If not, start to consider what holds you back. Here are some popular reasons: “They don’t care how I feel” “I don’t want to be a burden” “They have so much going on already, I don’t want to make it worse” “I’ve already hurt my spouse so many times, I can’t ask them for anything” “They want me to be strong, not weak.”
What to do:
If you are open to taking one step to making your marriage a place where asking for your needs is a safe conversation, consider this conversation starter: “Honey, I was reading something today about how important it is to be able to talk about the things we need from each other. I realize I’m not very good at this. I’m trying to get better so that we can be stronger together. Are you open to what I’m learning?” If the answer is yes, keep going, “I’m realizing I hold back from asking you for what I need because I’m ___________________ (pick one that fits: AFRAID / WORRIED / SCARED / CONCERNED / NERVOUS that ____________________ (pick one that fits: I’ll be a burden / you will look at me as weak / you won’t think it’s important / you are too busy)”. *Don’t elaborate on all the times they have acted in ways like this in the past. Just keep it simple.

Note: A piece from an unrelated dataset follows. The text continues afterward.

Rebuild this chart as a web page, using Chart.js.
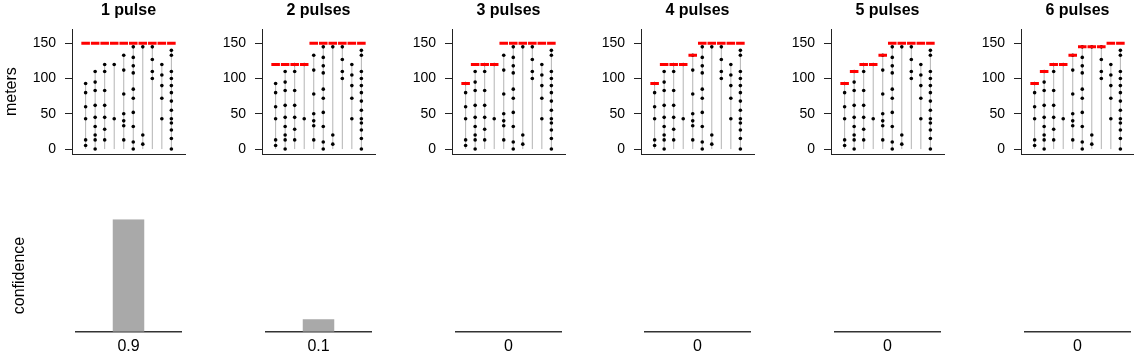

That’s it! That’s all you need to do for now. It doesn’t matter if your spouse responded with mountains of reassurance, affirmation and validation that indeed, they want you to come to them with your needs. It doesn’t matter if they looked at you like you just spoke a foreign language. It doesn’t matter if they said “what the heck has gotten into you” or accused you of taking crazy pills.
You did it! You made one healthy step toward strengthening your marriage. Feel good about that.
- Couples need to be able to find comfort in each other.
- Many partners ask for these valid emotional needs in ineffective ways.
- Often, couples shift out of distress when they learn to reach for their partners in ways that pull them close instead of ways that push their partners away.